IBM analog AI chip uses phase-change memory

Technology News |
By Nick Flaherty

Cette publication existe aussi en Français


IBM Research has developed a multicore compute in memory analog chip for machine learning using phase-change memory (PCM) to reduce the power consumption.

The analog compute in memory AI chip was designed and fabricated in 14 nm CMOS with the phase-change memory added in the backend process, reducing the cost of production. The fully integrated chip features 64 AI cores interconnected via an on-chip communication network. It also implements the digital activation functions and additional processing involved in individual convolutional layers and long short-term memory units.

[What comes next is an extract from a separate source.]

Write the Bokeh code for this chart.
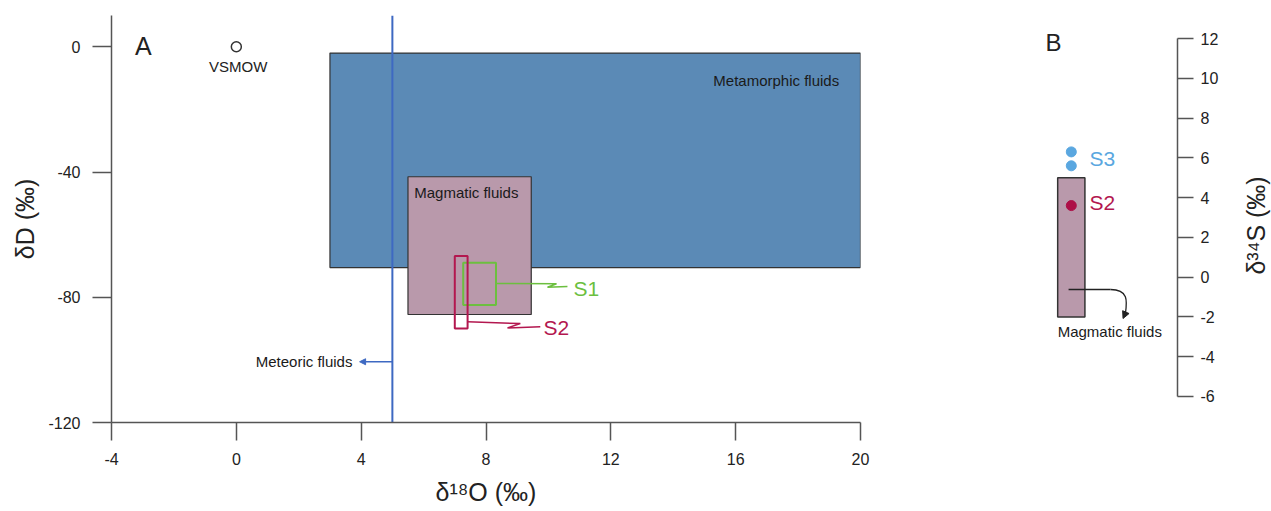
import math
from bokeh.plotting import figure
from bokeh.layouts import row
from bokeh.models import FixedTicker, Arrow, NormalHead, Range1d
from bokeh.core.properties import value
from bokeh.embed import file_html
from bokeh.resources import INLINE

FONT = "Liberation Sans"

# ---------------- Panel A data ----------------
x_ticks_a = [-4, 0, 4, 8, 12, 16, 20]
y_ticks_a = [-120, -80, -40, 0]

# fluid fields (left, right, top, bottom)
field_names = ["Metamorphic fluids", "Magmatic fluids"]
field_left = [3.0, 5.5]
field_right = [20.0, 9.45]
field_top = [-2.0, -41.5]
field_bottom = [-70.5, -85.5]
field_colors = ["#5b8ab6", "#b999ab"]

# sample boxes
samp_names = ["S1", "S2"]
samp_left = [7.27, 7.0]
samp_right = [8.32, 7.41]
samp_top = [-69.0, -66.8]
samp_bottom = [-82.5, -90.0]
samp_colors = ["#6cbf3f", "#b3174f"]

meteoric_x = 5.0
vsmow_x = [0.0]
vsmow_y = [0.0]

# leader lines (data coordinates)
s1_lead_x = [8.32, 10.26, 9.97, 10.61]
s1_lead_y = [-75.6, -75.7, -76.8, -76.6]
s2_lead_x = [7.41, 9.10, 8.69, 9.74]
s2_lead_y = [-87.8, -88.4, -89.8, -89.4]

# ---------------- Panel B data ----------------
y_ticks_b = [-6, -4, -2, 0, 2, 4, 6, 8, 10, 12]
mag_s_low = -2.0
mag_s_high = 5.0
s3_vals = [6.3, 5.6]
s2_vals = [3.6]

H = 510
TOP = 15
BOTTOM = 88
B_YRANGE = (-7.31, 13.16)


def style_axis(ax, tick_out, standoff, title, title_standoff, ticks):
    ax.axis_line_color = "#555555"
    ax.axis_line_width = 1.5
    ax.major_tick_line_color = "#555555"
    ax.major_tick_line_width = 1.5
    ax.major_tick_in = 0
    ax.major_tick_out = tick_out
    ax.minor_tick_line_color = None
    ax.major_label_text_font = FONT
    ax.major_label_text_font_size = "16px"
    ax.major_label_text_color = "#222222"
    ax.major_label_standoff = standoff
    ax.axis_label = title
    ax.axis_label_text_font = FONT
    ax.axis_label_text_font_size = "25px"
    ax.axis_label_text_font_style = "normal"
    ax.axis_label_text_color = "#222222"
    ax.axis_label_standoff = title_standoff
    ax.ticker = FixedTicker(ticks=ticks)
    ax.major_label_overrides = {t: str(t) for t in ticks}


# ================= Panel A =================
pA = figure(width=1000, height=H, x_range=Range1d(-4, 20), y_range=Range1d(-120, 10),
            output_backend="svg", toolbar_location=None,
            min_border_left=111, min_border_right=140, min_border_top=TOP, min_border_bottom=BOTTOM)
pA.grid.visible = False
pA.outline_line_color = None

style_axis(pA.xaxis[0], 18, 12, "δ¹⁸O (‰)", 10, x_ticks_a)
style_axis(pA.yaxis[0], 19, 12, "δD (‰)", 6, y_ticks_a)
pA.xaxis.bounds = (-4, 20)
pA.yaxis.bounds = (-120, 10)

pA.quad(left=field_left, right=field_right, top=field_top, bottom=field_bottom,
        fill_color=field_colors, line_color="#333333", line_width=1.2)

pA.segment(x0=[meteoric_x], y0=[-120], x1=[meteoric_x], y1=[10],
           line_color="#3e69c2", line_width=2)

pA.quad(left=samp_left, right=samp_right, top=samp_top, bottom=samp_bottom,
        fill_color=None, line_color=samp_colors, line_width=2)

pA.line(s1_lead_x, s1_lead_y, line_color=samp_colors[0], line_width=1.5)
pA.line(s2_lead_x, s2_lead_y, line_color=samp_colors[1], line_width=1.5)

pA.scatter(vsmow_x, vsmow_y, size=10, fill_color="white", line_color="#333333", line_width=1.5)

pA.text(x=[0.06], y=[-6.4], text=["VSMOW"], text_font=value(FONT), text_font_size="15px",
        text_align="center", text_baseline="middle", text_color="#222222")
pA.text(x=[17.3], y=[-10.9], text=[field_names[0]], text_font=value(FONT), text_font_size="15px",
        text_align="center", text_baseline="middle", text_color="#1a1a1a")
pA.text(x=[7.37], y=[-46.6], text=[field_names[1]], text_font=value(FONT), text_font_size="15px",
        text_align="center", text_baseline="middle", text_color="#1a1a1a")
pA.text(x=[3.72], y=[-100.6], text=["Meteoric fluids"], text_font=value(FONT), text_font_size="15px",
        text_align="right", text_baseline="middle", text_color="#1a1a1a")
pA.text(x=[10.8, 9.84], y=[-77.3, -89.7], text=samp_names, text_font=value(FONT),
        text_font_size="21px", text_align="left", text_baseline="middle", text_color=samp_colors)
pA.text(x=[-2.98], y=[0.2], text=["A"], text_font=value(FONT), text_font_size="25px",
        text_align="center", text_baseline="middle", text_color="#222222")

pA.add_layout(Arrow(end=NormalHead(size=6, fill_color="#3e69c2", line_color="#3e69c2"),
                    x_start=meteoric_x, y_start=-100.6, x_end=3.95, y_end=-100.6,
                    line_color="#3e69c2", line_width=1.5))

# ================= Panel B =================
pB = figure(width=235, height=H, x_range=Range1d(-2.6, 3.9), y_range=Range1d(*B_YRANGE),
            output_backend="svg", toolbar_location=None, y_axis_location="right",
            x_axis_location=None,
            min_border_left=0, min_border_right=58, min_border_top=TOP, min_border_bottom=BOTTOM)
pB.grid.visible = False
pB.outline_line_color = None

axb = pB.yaxis[0]
style_axis(axb, 16, 7, None, 0, y_ticks_b)
axb.bounds = (-6, 12)

pB.quad(left=[-0.5], right=[0.5], top=[mag_s_high], bottom=[mag_s_low],
        fill_color="#b999ab", line_color="#333333", line_width=1.5)

pB.scatter([0.0] * len(s3_vals), s3_vals, size=10, fill_color="#5aa7e0", line_color="#5aa7e0")
pB.scatter([0.0] * len(s2_vals), s2_vals, size=10, fill_color="#ad0f47", line_color="#ad0f47")

pB.text(x=[0.67, 0.67], y=[5.97, 3.76], text=["S3", "S2"], text_font=value(FONT),
        text_font_size="21px", text_align="left", text_baseline="middle",
        text_color=["#5aa7e0", "#b3174f"])
pB.text(x=[-0.65], y=[11.8], text=["B"], text_font=value(FONT), text_font_size="24px",
        text_align="center", text_baseline="middle", text_color="#222222")
pB.text(x=[-0.5], y=[-2.72], text=["Magmatic fluids"], text_font=value(FONT), text_font_size="15px",
        text_align="left", text_baseline="middle", text_color="#1a1a1a")

# curved arrow
pB.segment(x0=[-0.1], y0=[-0.62], x1=[1.44], y1=[-0.62], line_color="#222222", line_width=1.3)
pB.bezier(x0=[1.44], y0=[-0.62], x1=[1.99], y1=[-1.80], cx0=[2.10], cy0=[-0.62],
          cx1=[2.05], cy1=[-1.2], line_color="#222222", line_width=1.3)
pB.add_layout(Arrow(end=NormalHead(size=7, fill_color="#222222", line_color="#222222"),
                    x_start=1.99, y_start=-1.80, x_end=1.90, y_end=-2.08,
                    line_color="#222222", line_width=1.3))

# ================= Panel B axis title strip =================
pC = figure(width=36, height=H, x_range=Range1d(0, 1), y_range=Range1d(*B_YRANGE),
            output_backend="svg", toolbar_location=None,
            x_axis_location=None, y_axis_location=None,
            min_border_left=0, min_border_right=0, min_border_top=TOP, min_border_bottom=BOTTOM)
pC.grid.visible = False
pC.outline_line_color = None
pC.text(x=[0.56], y=[2.6], text=["δ³⁴S (‰)"], angle=math.pi / 2, text_font=value(FONT),
        text_font_size="25px", text_align="center", text_baseline="middle", text_color="#222222")

layout = row(pA, pB, pC)
open("out.html", "w").write(file_html(layout, INLINE))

For 8-bit input/output matrix–vector multiplications, in the four-phase (high-precision) or one-phase (low-precision) operational read mode, the chip can achieve a maximum throughput of 16.1 or 63.1 tera-operations per second at an energy efficiency of 2.48 or 9.76 tera-operations per second per watt, respectively.

The synaptic weights are stored locally in the conductance values of nanoscale PCM resistive memory devices. The material switches between amorphous and crystalline phases, where a lower electrical pulse will make the device more crystalline, providing less resistance, and a higher electrical pulse makes the device more amorphous, resulting in more resistance.

The PCM device records its state as a continuum of values between the amorphous and crystalline states. The memory is non-volatile, so the weights are retained when the power supply is switched off.

Two key challenges needed to be overcome say the researchers in a paper in Nature. The memory arrays need to be able to compute with a level of precision on par with existing digital systems, and they need to be able to interface seamlessly with other digital compute units, as well as a digital communication fabric on the analog AI chip.

The chip was fabricated in IBM’s Albany NanoTech Complex, and is composed of the 64 analog in-memory compute cores (or tiles). Each of these contains 256-by-256 crossbar array of synaptic unit cells. Time-based analog-to-digital converters are integrated in each tile to transition between the analog and digital worlds and each tile includes lightweight digital processing units that perform simple nonlinear neuronal activation functions and scaling operations.

Each tile can perform the computations associated with a layer of a deep neural network (DNN) model. The synaptic weights are encoded as analog conductance values of the PCM devices. A global digital processing unit is integrated in the middle of the chip that implements more complex operations that are critical for the execution of certain types of neural networks. The chip also has digital communication pathways at the chip interconnects of all the tiles and the global digital processing unit.

Seamlessly combining analog in-memory computing with several digital processing units and a digital communication fabric produces input-output matrix multiplications at 400 GOPS/mm2, more than 15 times higher than previous multi-core, in-memory computing chips based on resistive memory, while achieving comparable energy efficiency.